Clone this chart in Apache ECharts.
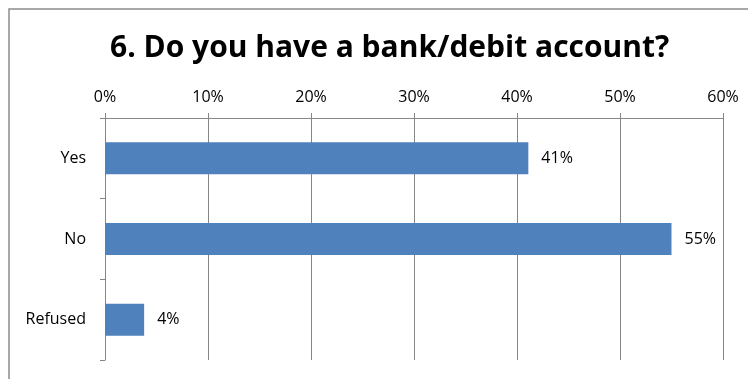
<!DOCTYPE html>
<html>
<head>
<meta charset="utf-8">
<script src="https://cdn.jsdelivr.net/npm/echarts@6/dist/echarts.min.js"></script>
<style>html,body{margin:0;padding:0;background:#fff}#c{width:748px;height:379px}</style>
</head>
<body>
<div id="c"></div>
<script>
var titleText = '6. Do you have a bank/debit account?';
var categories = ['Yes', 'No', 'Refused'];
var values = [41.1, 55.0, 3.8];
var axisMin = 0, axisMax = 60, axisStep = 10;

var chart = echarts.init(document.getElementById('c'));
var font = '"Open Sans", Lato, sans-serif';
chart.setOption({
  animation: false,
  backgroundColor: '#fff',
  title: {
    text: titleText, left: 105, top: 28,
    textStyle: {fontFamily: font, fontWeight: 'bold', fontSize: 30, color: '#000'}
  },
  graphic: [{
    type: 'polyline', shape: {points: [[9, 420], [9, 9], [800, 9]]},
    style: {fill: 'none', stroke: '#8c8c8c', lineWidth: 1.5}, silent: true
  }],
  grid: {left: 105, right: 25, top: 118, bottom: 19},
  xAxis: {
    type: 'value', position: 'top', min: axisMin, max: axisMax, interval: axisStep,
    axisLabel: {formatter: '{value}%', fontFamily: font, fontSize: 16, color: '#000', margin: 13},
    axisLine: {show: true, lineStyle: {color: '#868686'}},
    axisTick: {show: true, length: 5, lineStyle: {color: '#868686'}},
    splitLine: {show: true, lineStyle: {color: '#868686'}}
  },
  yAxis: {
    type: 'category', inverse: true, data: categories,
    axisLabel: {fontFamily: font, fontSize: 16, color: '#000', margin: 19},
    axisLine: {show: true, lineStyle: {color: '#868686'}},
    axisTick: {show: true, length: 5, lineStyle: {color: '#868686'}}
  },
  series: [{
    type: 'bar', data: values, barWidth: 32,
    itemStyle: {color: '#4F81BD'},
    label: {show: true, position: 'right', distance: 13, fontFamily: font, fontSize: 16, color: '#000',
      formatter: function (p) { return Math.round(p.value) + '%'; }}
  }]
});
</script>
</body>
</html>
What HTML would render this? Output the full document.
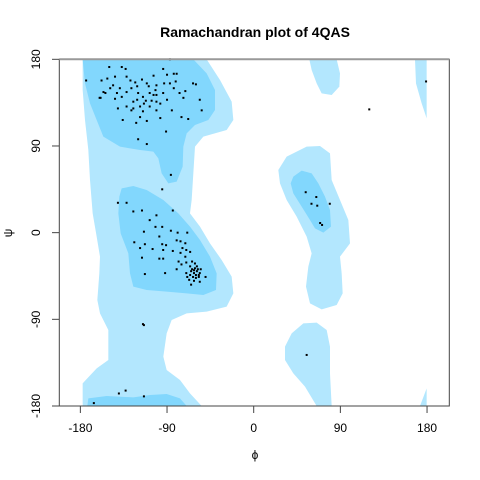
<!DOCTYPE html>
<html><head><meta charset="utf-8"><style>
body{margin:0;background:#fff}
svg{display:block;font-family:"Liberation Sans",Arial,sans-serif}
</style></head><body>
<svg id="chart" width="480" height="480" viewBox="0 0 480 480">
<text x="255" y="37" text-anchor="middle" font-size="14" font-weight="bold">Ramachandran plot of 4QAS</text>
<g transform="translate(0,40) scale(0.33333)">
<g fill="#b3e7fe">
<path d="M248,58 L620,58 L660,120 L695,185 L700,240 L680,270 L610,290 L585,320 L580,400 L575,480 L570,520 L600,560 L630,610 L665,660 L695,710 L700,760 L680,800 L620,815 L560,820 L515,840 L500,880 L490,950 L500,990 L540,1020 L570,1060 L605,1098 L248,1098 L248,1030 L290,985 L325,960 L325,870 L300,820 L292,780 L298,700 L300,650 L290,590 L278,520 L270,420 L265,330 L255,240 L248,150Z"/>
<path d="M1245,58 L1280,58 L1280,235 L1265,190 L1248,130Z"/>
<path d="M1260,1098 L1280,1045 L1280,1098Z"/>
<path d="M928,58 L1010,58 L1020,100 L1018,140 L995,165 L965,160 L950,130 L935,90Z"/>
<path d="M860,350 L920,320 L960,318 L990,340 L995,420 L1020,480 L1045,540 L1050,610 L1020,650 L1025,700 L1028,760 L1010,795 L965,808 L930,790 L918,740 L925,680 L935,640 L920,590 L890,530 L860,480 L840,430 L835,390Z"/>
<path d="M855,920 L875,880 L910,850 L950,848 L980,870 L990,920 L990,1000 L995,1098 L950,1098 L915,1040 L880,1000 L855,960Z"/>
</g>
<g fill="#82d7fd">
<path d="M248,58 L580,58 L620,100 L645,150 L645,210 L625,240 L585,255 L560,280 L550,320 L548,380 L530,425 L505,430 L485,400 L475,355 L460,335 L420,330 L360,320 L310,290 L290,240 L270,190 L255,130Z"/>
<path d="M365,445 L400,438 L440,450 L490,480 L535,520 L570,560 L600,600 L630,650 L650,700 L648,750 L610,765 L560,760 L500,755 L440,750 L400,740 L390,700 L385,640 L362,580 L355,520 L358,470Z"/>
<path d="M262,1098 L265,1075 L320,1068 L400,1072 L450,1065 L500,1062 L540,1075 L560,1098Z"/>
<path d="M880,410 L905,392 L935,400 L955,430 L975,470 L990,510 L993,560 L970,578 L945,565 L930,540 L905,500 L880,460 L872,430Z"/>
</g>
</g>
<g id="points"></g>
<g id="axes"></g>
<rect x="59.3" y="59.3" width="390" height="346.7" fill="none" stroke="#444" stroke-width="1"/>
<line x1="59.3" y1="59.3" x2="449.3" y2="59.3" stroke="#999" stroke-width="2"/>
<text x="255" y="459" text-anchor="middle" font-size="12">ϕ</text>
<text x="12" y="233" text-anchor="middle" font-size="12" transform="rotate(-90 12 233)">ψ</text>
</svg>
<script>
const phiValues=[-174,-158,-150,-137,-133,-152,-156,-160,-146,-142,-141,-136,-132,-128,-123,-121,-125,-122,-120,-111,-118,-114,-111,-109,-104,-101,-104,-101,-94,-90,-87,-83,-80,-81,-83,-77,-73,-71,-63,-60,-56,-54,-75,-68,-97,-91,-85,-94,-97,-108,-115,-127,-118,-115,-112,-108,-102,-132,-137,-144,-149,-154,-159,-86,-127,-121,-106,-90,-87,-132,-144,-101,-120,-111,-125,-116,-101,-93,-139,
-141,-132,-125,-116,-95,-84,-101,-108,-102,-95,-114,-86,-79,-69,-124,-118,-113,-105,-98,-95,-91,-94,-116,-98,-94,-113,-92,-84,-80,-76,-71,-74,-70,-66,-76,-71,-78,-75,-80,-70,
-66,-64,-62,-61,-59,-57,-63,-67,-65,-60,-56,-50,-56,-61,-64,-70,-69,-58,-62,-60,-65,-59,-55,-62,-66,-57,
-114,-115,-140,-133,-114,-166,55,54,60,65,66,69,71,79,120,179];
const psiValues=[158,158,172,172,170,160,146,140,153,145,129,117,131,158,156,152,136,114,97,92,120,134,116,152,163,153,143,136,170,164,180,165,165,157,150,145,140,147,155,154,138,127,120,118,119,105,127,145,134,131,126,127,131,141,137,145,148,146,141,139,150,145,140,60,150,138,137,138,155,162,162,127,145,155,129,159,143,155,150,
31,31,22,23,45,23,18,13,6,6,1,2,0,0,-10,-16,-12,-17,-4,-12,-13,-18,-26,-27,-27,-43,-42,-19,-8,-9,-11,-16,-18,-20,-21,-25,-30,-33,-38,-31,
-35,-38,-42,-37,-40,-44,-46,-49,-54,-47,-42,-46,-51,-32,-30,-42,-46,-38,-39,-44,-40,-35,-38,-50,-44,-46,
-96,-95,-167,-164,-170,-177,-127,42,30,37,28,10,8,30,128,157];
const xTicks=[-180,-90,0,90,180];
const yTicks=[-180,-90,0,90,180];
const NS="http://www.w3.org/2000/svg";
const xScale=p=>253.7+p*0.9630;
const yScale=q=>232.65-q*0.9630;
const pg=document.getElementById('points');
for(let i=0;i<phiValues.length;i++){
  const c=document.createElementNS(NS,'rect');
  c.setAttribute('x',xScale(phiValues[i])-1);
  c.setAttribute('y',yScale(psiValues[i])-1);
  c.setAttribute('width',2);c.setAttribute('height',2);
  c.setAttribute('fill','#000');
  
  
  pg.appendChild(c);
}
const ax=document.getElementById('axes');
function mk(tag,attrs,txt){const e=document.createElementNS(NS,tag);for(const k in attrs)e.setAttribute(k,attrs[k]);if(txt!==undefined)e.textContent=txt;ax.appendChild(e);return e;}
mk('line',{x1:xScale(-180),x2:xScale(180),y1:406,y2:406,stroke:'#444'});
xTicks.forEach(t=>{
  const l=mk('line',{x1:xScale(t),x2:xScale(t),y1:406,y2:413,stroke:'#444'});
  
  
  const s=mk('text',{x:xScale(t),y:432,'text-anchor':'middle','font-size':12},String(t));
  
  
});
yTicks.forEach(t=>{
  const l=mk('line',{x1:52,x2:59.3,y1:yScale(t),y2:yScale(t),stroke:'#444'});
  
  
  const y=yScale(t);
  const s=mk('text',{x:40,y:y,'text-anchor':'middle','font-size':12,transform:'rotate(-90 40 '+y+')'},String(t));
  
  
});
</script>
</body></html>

Set task → Leave out the pictures and restate, word for word, the lines from the top of the data through the line containing "var axisMin = 0, axisMax = 60, axisStep = 10;", both included.

Task response →
Clone this chart in Apache ECharts.
<!DOCTYPE html>
<html>
<head>
<meta charset="utf-8">
<script src="https://cdn.jsdelivr.net/npm/echarts@6/dist/echarts.min.js"></script>
<style>html,body{margin:0;padding:0;background:#fff}#c{width:748px;height:379px}</style>
</head>
<body>
<div id="c"></div>
<script>
var titleText = '6. Do you have a bank/debit account?';
var categories = ['Yes', 'No', 'Refused'];
var values = [41.1, 55.0, 3.8];
var axisMin = 0, axisMax = 60, axisStep = 10;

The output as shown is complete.